Amazon buys Globalstar for $11.5B — 24 more sats, spectrum and an Apple wrinkle

Deal in brief
It has been reported that Amazon will pay more than $11.5 billion to acquire Globalstar, the long‑running mobile satellite services operator, in a move aimed less at matching SpaceX on sheer satellite numbers and more at gaining technology, spectrum and know‑how. The headline number looks huge — and it is — but the immediate hardware prize is modest: roughly two dozen operational Globalstar satellites will join Amazon Leo (formerly Project Kuiper). Short term? That’s a tiny boost next to SpaceX’s roughly 10,000‑sat Starlink constellation. Ouch.
Spectrum and strategy
What Amazon really buys is access. Globalstar allegedly holds "exclusive access" to Band 53 (2483.5–2495 MHz), spectrum that’s useful for direct‑to‑device services — the same lane where Starlink is already driving. Leo currently has a few hundred satellites in orbit; adding 24 doesn’t suddenly change the map. But spectrum, licenses and on‑the‑ground operating expertise can be the secret sauce. Can that bridge the gap to Musk’s juggernaut? Maybe not overnight, but it’s a strategic pivot: less raw iron, more permission to play in a valuable band and to offer phone‑style services where cellular towers don’t reach.

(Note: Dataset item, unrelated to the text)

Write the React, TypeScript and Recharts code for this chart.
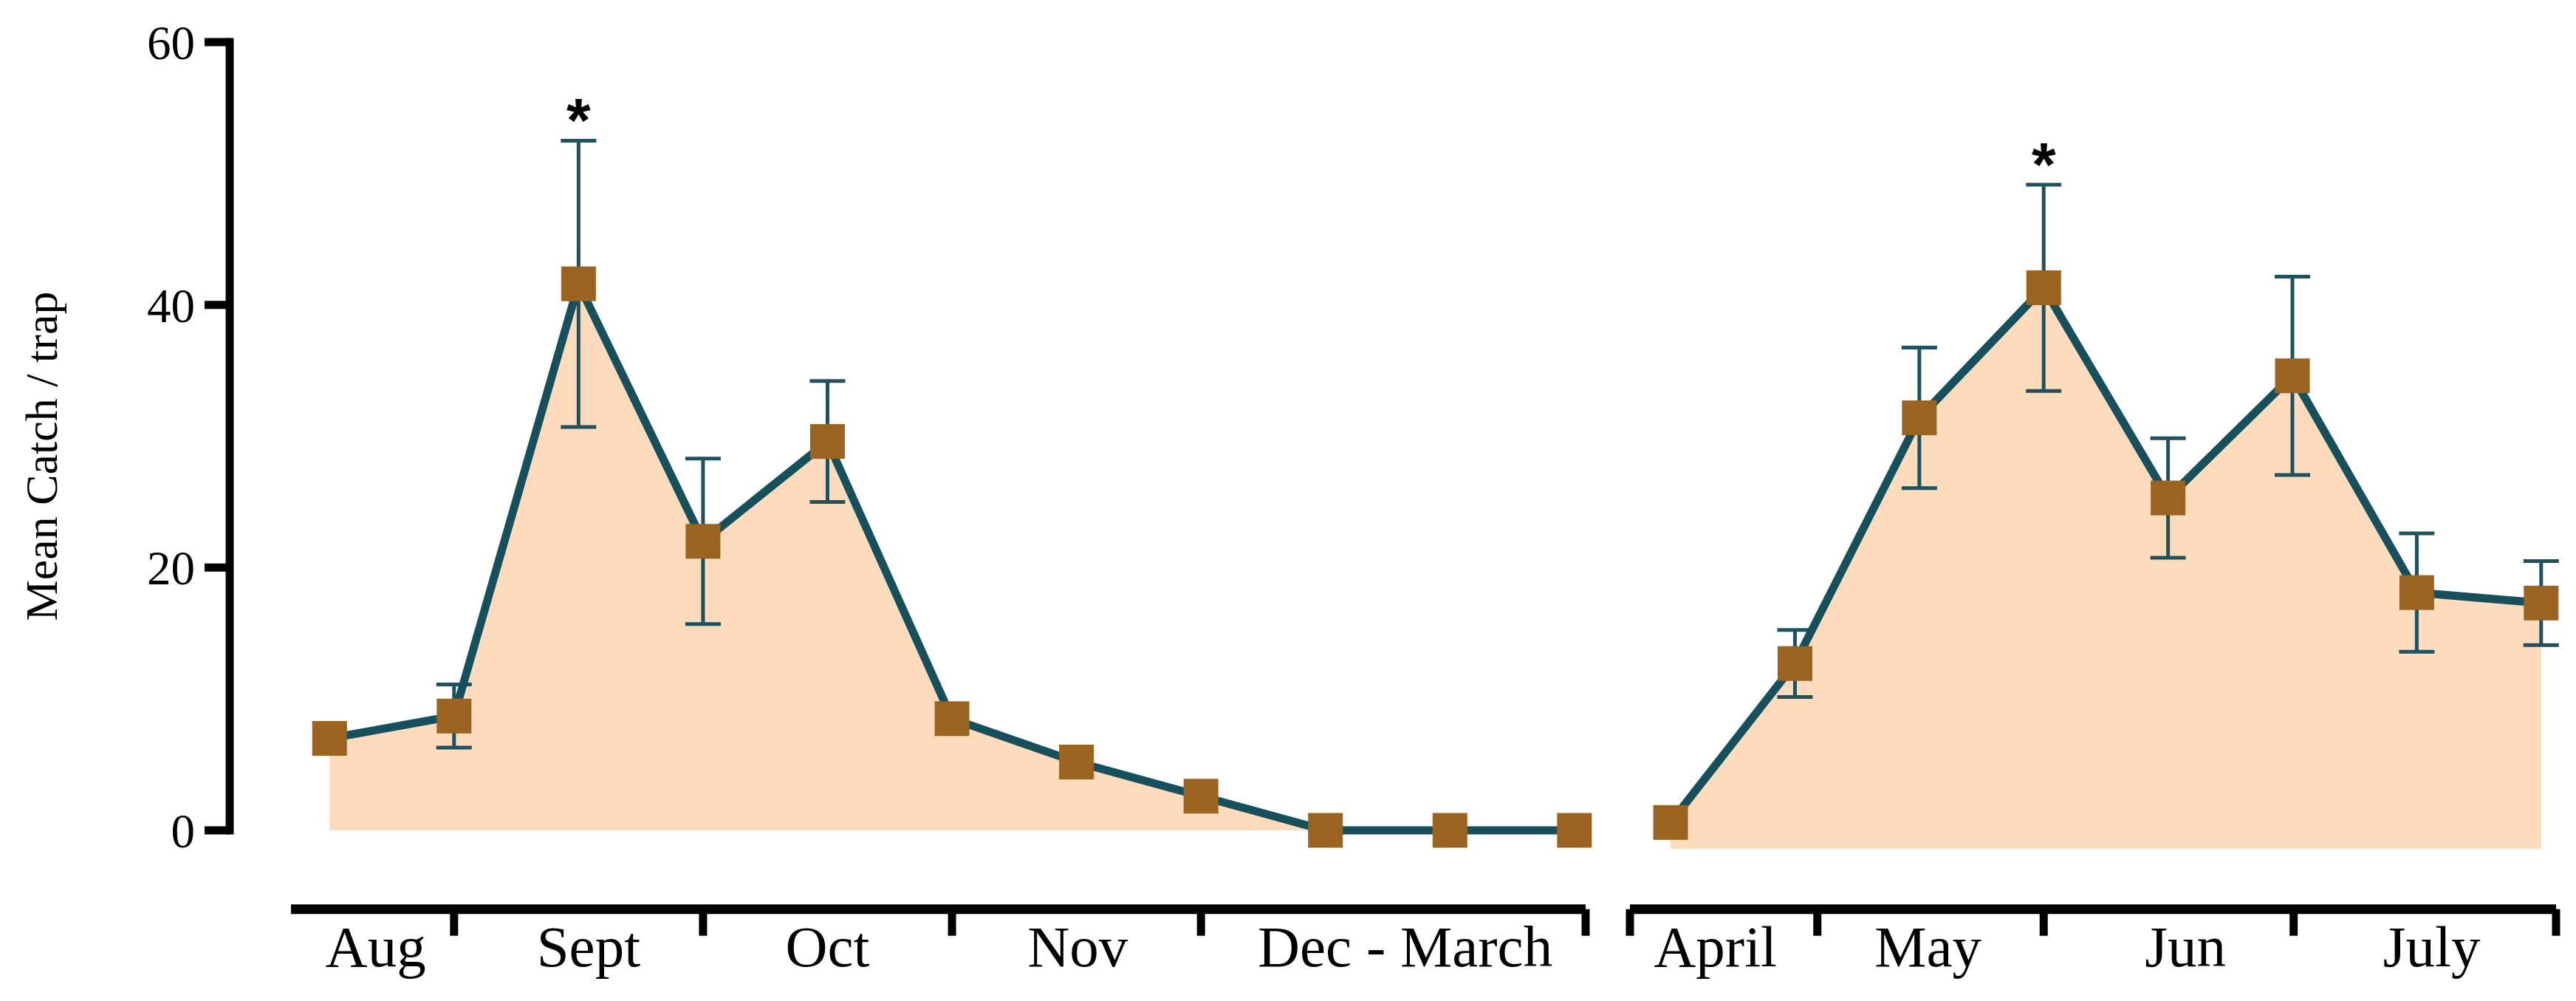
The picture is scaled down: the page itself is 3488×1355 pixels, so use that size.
import React from 'react';
import { ComposedChart, Line, Area, XAxis, YAxis, ErrorBar, Scatter } from 'recharts';

// ---- data ----
const leftMeans = [7.0, 8.7, 41.6, 22.0, 29.6, 8.5, 5.2, 2.6, 0, 0, 0];
const leftErrs = [0, 2.4, 10.9, 6.3, 4.6, 0, 0, 0, 0, 0, 0];
const leftStars = [false, false, true, false, false, false, false, false, false, false, false];

const rightMeans = [0.6, 12.7, 31.4, 41.3, 25.3, 34.6, 18.1, 17.3];
const rightErrs = [0, 2.55, 5.35, 7.85, 4.55, 7.55, 4.5, 3.2];
const rightStars = [false, false, false, true, false, false, false, false];

const yTicks = [0, 20, 40, 60];

const leftMonthLabels = ['Aug', 'Sept', 'Oct', 'Nov', 'Dec - March'];
const leftMonthPos = [0.37, 2.08, 4.0, 6.01, 8.64];
const leftBoundaries = [1, 3, 5, 7, 10.09];
const leftDomain = [-0.31, 10.09];

const rightMonthLabels = ['April', 'May', 'Jun', 'July'];
const rightMonthPos = [0.36, 2.07, 4.14, 6.12];
const rightBoundaries = [-0.327, 1.18, 3.0, 5.01, 7.12];
const rightDomain = [-0.327, 7.12];
const rightBase = -1.4;

// ---- styling ----
const TEAL = '#16505c';
const TEAL_E = '#1f525e';
const BROWN = '#9a6420';
const FILL = '#fddcbd';
const SERIF = '"Liberation Serif", "Times New Roman", serif';
const H = 1339;
const TOP = 49;
const PX_PER_UNIT = 1067 / 60;
const DATA_DOMAIN = [-6, 60];
const XAXIS_H = 100;
const DATA_BOTTOM = H - TOP - (DATA_DOMAIN[1] - DATA_DOMAIN[0]) * PX_PER_UNIT - XAXIS_H;

const build = (means: number[], errs: number[]) =>
  means.map((m, i) => ({ idx: i, mean: m, err: errs[i] ? errs[i] : null }));
const buildStars = (means: number[], errs: number[], stars: boolean[]) =>
  means.map((m, i) => ({ idx: i, top: m + errs[i] })).filter((_, i) => stars[i]);

const leftData = build(leftMeans, leftErrs);
const rightData = build(rightMeans, rightErrs);
const leftStarData = buildStars(leftMeans, leftErrs, leftStars);
const rightStarData = buildStars(rightMeans, rightErrs, rightStars);

const SquareDot = (props: any) => {
  const { cx, cy, index } = props;
  if (cx == null || cy == null) return <g key={`e${index}`} />;
  return <rect key={`d${index}`} x={cx - 23.5} y={cy - 23.5} width={47} height={47} fill={BROWN} />;
};

const Star = (props: any) => (
  <text
    x={props.cx}
    y={props.cy + 2}
    textAnchor="middle"
    fontFamily='"Liberation Sans", Arial, sans-serif'
    fontWeight="bold"
    fontSize={84}
    fill="#000"
  >
    *
  </text>
);

const makeTick = (bounds: number[], labels: string[], pos: number[]) => (props: any) => {
  const { x, y, payload } = props;
  const v = payload.value;
  const bi = bounds.findIndex((b) => Math.abs(b - v) < 1e-6);
  if (bi >= 0) {
    return <line x1={x} x2={x} y1={y} y2={y + 36} stroke="#000" strokeWidth={11} />;
  }
  const li = pos.findIndex((p) => Math.abs(p - v) < 1e-6);
  if (li >= 0) {
    return (
      <text x={x} y={y + 77} textAnchor="middle" fontFamily={SERIF} fontSize={79} fill="#000">
        {labels[li]}
      </text>
    );
  }
  return <g />;
};

const YLabel = (props: any) => {
  const vb = props.viewBox ?? { x: 0, y: TOP, width: 303, height: 1067 };
  const x = vb.x + 48;
  const y = vb.y + vb.height / 2 + 27;
  return (
    <text
      x={x}
      y={y}
      transform={`rotate(-90 ${x} ${y})`}
      textAnchor="middle"
      dominantBaseline="central"
      fontFamily={SERIF}
      fontSize={62}
      fill="#000"
    >
      Mean Catch / trap
    </text>
  );
};

function Panel(p: any) {
  return (
    <div style={{ position: 'absolute', left: p.left, top: 0 }}>
      <ComposedChart
        width={p.width}
        height={H}
        data={p.data}
        margin={{ top: TOP, right: p.marginRight, bottom: DATA_BOTTOM, left: p.marginLeft }}
      >
        <XAxis
          dataKey="idx"
          type="number"
          domain={p.domain}
          ticks={[...p.bounds, ...p.pos]}
          interval={0}
          tickSize={0}
          tickMargin={0}
          tickLine={false}
          axisLine={{ stroke: '#000', strokeWidth: 13 }}
          tick={makeTick(p.bounds, p.labels, p.pos)}
          height={XAXIS_H}
        />
        <YAxis hide type="number" domain={DATA_DOMAIN} />
        <Area
          dataKey="mean"
          type="linear"
          fill={FILL}
          fillOpacity={1}
          stroke="none"
          baseValue={p.baseValue}
          isAnimationActive={false}
          activeDot={false}
        />
        <Line
          dataKey="mean"
          type="linear"
          stroke={TEAL}
          strokeWidth={11}
          dot={SquareDot}
          activeDot={false}
          isAnimationActive={false}
        >
          <ErrorBar dataKey="err" width={24} strokeWidth={5} stroke={TEAL_E} direction="y" />
        </Line>
        <Scatter data={p.stars} dataKey="top" shape={Star} isAnimationActive={false} />
      </ComposedChart>
    </div>
  );
}

export default function App() {
  return (
    <div style={{ position: 'relative', width: 3472, height: H, background: '#fff' }}>
      <div style={{ position: 'absolute', left: 0, top: 0 }}>
        <ComposedChart
          width={340}
          height={H}
          data={leftData}
          margin={{ top: TOP, right: 30, left: 0, bottom: H - TOP - 1067 }}
        >
          <XAxis dataKey="idx" type="number" hide domain={leftDomain} />
          <YAxis
            type="number"
            domain={[0, 60]}
            ticks={yTicks}
            interval={0}
            width={303}
            tickSize={34}
            tickMargin={13}
            axisLine={{ stroke: '#000', strokeWidth: 11, strokeLinecap: 'square' }}
            tickLine={{ stroke: '#000', strokeWidth: 11 }}
            tick={{ fontSize: 65, fill: '#000', fontFamily: SERIF }}
            label={<YLabel />}
          />
          <Line dataKey="mean" stroke="none" dot={false} activeDot={false} isAnimationActive={false} />
        </ComposedChart>
      </div>
      <Panel
        left={330}
        width={1839}
        marginLeft={56}
        marginRight={30}
        data={leftData}
        stars={leftStarData}
        domain={leftDomain}
        bounds={leftBoundaries}
        labels={leftMonthLabels}
        pos={leftMonthPos}
      />
      <Panel
        left={2170}
        width={1298}
        marginLeft={29}
        marginRight={15}
        data={rightData}
        stars={rightStarData}
        domain={rightDomain}
        bounds={rightBoundaries}
        labels={rightMonthLabels}
        pos={rightMonthPos}
        baseValue={rightBase}
      />
    </div>
  );
}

Apple, operations and the bigger picture
Apple’s stake complicates the drama. It has been reported that Apple owns 20 percent of Globalstar and will be paid about $90 a share when the deal closes next year; Amazon says it will continue supporting existing iPhone and Apple Watch satellite SOS services and collaborate with Apple on future offerings. Globalstar will reportedly remain a subsidiary. The emotional core here is obvious — Bezos’ Amazon buying capabilities to chip away at Musk’s shadow — but the practical lesson is humbler: in the satellite business, licenses and partnerships can matter as much as the rockets. Expect this deal to reshape negotiations over midband spectrum and direct‑to‑device services, and to keep the SpaceX‑Amazon rivalry very much alive.